Qatar Airways weighing Virgin Australia investment: sources
Speculation is mounting that Qatar Airways has been holding talks about acquiring a stake in Virgin Australia, at a time that the Middle Eastern Carrier has applied for more flights into Australia.
The suggestion is that the carrier could be a key shareholder as part of an initial public offering by Virgin Australia.
Should market support be limited for a listing, the thinking is another possibility is that Qatar could continue to jointly own Virgin Australia with private equity owner Bain Capital.

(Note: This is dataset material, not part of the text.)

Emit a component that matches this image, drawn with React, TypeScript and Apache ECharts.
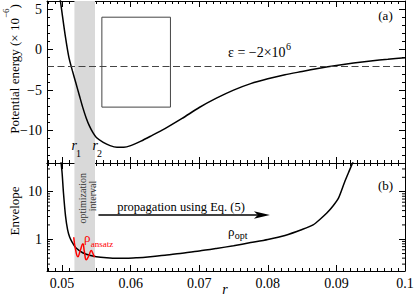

It comes at a time that Qatar Airways has applied for more flights into Australia, only for Qantas to oppose the move on the grounds that it would distort the market and not be in the national interest and the federal government blocking it.
The thinking among some in the market is that a real motivating factor for Qantas to oppose the move could also be one to hamper Virgin Australia’s growth plans and prospects, as it discusses with Qatar Airways a potential strategic investment.
Virgin Australia chief executive Jayne Hrdlicka has argued the additional 28 flights a week by Qatar into Sydney, Melbourne, Perth and Brisbane would lower international fares almost “immediately” by as much as 40 per cent.
The presence of Qatar in Australia would feed traffic into Virgin Australia’s domestic network.
In the past, Virgin Australia was previously owned by Singapore Airlines with a 20 per cent, Etihad with a 21 per cent stake, China’s Nanshan Group with 20 per cent, Richard Branson with 10 per cent, and the remainder equity investors, so an investment by Qatar would see it return to foreign carrier hands.
Air New Zealand had previously been an investor, and while some had suggested it could be eager to rekindle a relationship with Virgin Australia, the understanding is that the New Zealand government, a key shareholder, would be opposed to a move.
Before Bain paid $700m in equity for Virgin Australia, buying the airline out of administration, its debt level at June 2020 was $5.15bn.
It has hired investment banks Goldman Sachs, UBS and Barrenjoey for an initial public offering of the carrier that was slated for this year.
However, a listing is a tough ask in the current soft economic environment, with investors cautious about spending on new listings.
The understanding had been that Bain Capital would ask prospective investors to pay more for the airline’s shares than Qantas, which trades at about 3 times its earnings before interest, tax, depreciation and amortisation, but less than European low-cost carrier Ryanair that trades at about 7 times EBITDA.
Led by former Jetstar boss, Ms Hrdlicka, Virgin Australia plans to operate more as a lower cost carrier than it has done in the past, positioning itself somewhere between low-cost carrier Jetstar and a full service airline like Air New Zealand that operates in the middle of the market.
The plan has been for Virgin Australia to have about $1.97bn in borrowings, with a $3bn-odd valuation.
Virgin Australia is the country’s number two carrier with 19 million passengers and, 7000 staff, and has experienced bumper conditions, with strong airline demand in the aftermath of the global pandemic.
The airline hopes to capitalise on leisure passenger demand being above pre-Covid-19 levels, continued pent-up demand and the reopening of China to inbound tourism.